For the copy, please give all of the data again exactly and leave the pictures out.

--- START Recorded information ---

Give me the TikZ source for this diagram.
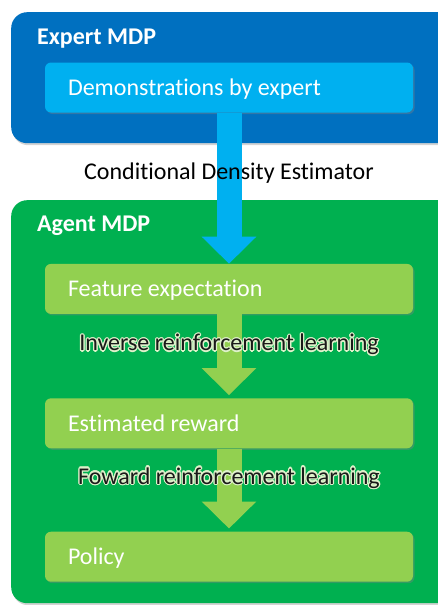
\documentclass[tikz,border=0pt]{standalone}
\usepackage{fontspec}
\setmainfont{Carlito}[Ligatures=NoCommon]
\usepackage{contour}
\usetikzlibrary{arrows.meta,shadows,positioning}

\definecolor{expertblue}{HTML}{0070C0}
\definecolor{demoblue}{HTML}{00B0F0}
\definecolor{agentgreen}{HTML}{00B050}
\definecolor{stepgreen}{HTML}{92D050}
\colorlet{glowc}{white!70!stepgreen}
\contourlength{1.2pt}

\begin{document}
\begin{tikzpicture}[x=1pt, y=-1pt, font=\fontsize{24}{28}\selectfont]
\tikzstyle{panel} = [rounded corners=16pt, minimum width=470pt, anchor=north west, drop shadow={opacity=0.35, shadow xshift=1pt, shadow yshift=-2pt}]
\tikzstyle{title} = [anchor=west, inner sep=0pt, text=white, font=\fontsize{24}{28}\selectfont\bfseries]
\tikzstyle{stage} = [rounded corners=6pt, minimum width=368pt, minimum height=50pt, text width=322pt, inner xsep=23pt, text height=16pt, text depth=0pt, align=flush left, text=white, drop shadow={opacity=0.4, shadow xshift=1.5pt, shadow yshift=-1.5pt}]
\tikzstyle{flow} = [line width=25pt, -{Triangle[width=53pt, length=27pt]}]
\clip (0,0) rectangle (438,605);

% expert side
\node (expert) [panel, fill=expertblue, minimum height=131pt] at (11,12) {};
\node (experttitle) [title] at (37,39) {Expert MDP};
\node (demo) [stage, fill=demoblue] at (229,87.5) {Demonstrations by expert};

% agent side
\node (agent) [panel, fill=agentgreen, minimum height=403pt] at (11,200) {};
\node (agenttitle) [title] at (37,226) {Agent MDP};
\node (feat) [stage, fill=stepgreen, below=151pt of demo] {Feature expectation};
\node (reward) [stage, fill=stepgreen, below=84pt of feat] {Estimated reward};
\node (policy) [stage, fill=stepgreen, below=83pt of reward] {Policy};

\draw [flow, demoblue] (demo) -- (feat)
  node (cde) [pos=0.4, text=black] {Conditional Density Estimator};
\draw [flow, stepgreen, shorten >=3pt] (feat) -- (reward)
  node (irl) [pos=0.37, text=black!90] {\contour{glowc}{Inverse reinforcement learning}};
\draw [flow, stepgreen, shorten >=3pt] (reward) -- (policy)
  node (frl) [pos=0.36, text=black!90] {\contour{glowc}{Foward reinforcement learning}};
\end{tikzpicture}
\end{document}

--- END Recorded information ---

Response to the exercise |
Give me the TikZ source for this diagram.
\documentclass[tikz,border=0pt]{standalone}
\usepackage{fontspec}
\setmainfont{Carlito}[Ligatures=NoCommon]
\usepackage{contour}
\usetikzlibrary{arrows.meta,shadows,positioning}

\definecolor{expertblue}{HTML}{0070C0}
\definecolor{demoblue}{HTML}{00B0F0}
\definecolor{agentgreen}{HTML}{00B050}
\definecolor{stepgreen}{HTML}{92D050}
\colorlet{glowc}{white!70!stepgreen}
\contourlength{1.2pt}

\begin{document}
\begin{tikzpicture}[x=1pt, y=-1pt, font=\fontsize{24}{28}\selectfont]
\tikzstyle{panel} = [rounded corners=16pt, minimum width=470pt, anchor=north west, drop shadow={opacity=0.35, shadow xshift=1pt, shadow yshift=-2pt}]
\tikzstyle{title} = [anchor=west, inner sep=0pt, text=white, font=\fontsize{24}{28}\selectfont\bfseries]
\tikzstyle{stage} = [rounded corners=6pt, minimum width=368pt, minimum height=50pt, text width=322pt, inner xsep=23pt, text height=16pt, text depth=0pt, align=flush left, text=white, drop shadow={opacity=0.4, shadow xshift=1.5pt, shadow yshift=-1.5pt}]
\tikzstyle{flow} = [line width=25pt, -{Triangle[width=53pt, length=27pt]}]
\clip (0,0) rectangle (438,605);

% expert side
\node (expert) [panel, fill=expertblue, minimum height=131pt] at (11,12) {};
\node (experttitle) [title] at (37,39) {Expert MDP};
\node (demo) [stage, fill=demoblue] at (229,87.5) {Demonstrations by expert};

% agent side
\node (agent) [panel, fill=agentgreen, minimum height=403pt] at (11,200) {};
\node (agenttitle) [title] at (37,226) {Agent MDP};
\node (feat) [stage, fill=stepgreen, below=151pt of demo] {Feature expectation};
\node (reward) [stage, fill=stepgreen, below=84pt of feat] {Estimated reward};
\node (policy) [stage, fill=stepgreen, below=83pt of reward] {Policy};

\draw [flow, demoblue] (demo) -- (feat)
  node (cde) [pos=0.4, text=black] {Conditional Density Estimator};
\draw [flow, stepgreen, shorten >=3pt] (feat) -- (reward)
  node (irl) [pos=0.37, text=black!90] {\contour{glowc}{Inverse reinforcement learning}};
\draw [flow, stepgreen, shorten >=3pt] (reward) -- (policy)
  node (frl) [pos=0.36, text=black!90] {\contour{glowc}{Foward reinforcement learning}};
\end{tikzpicture}
\end{document}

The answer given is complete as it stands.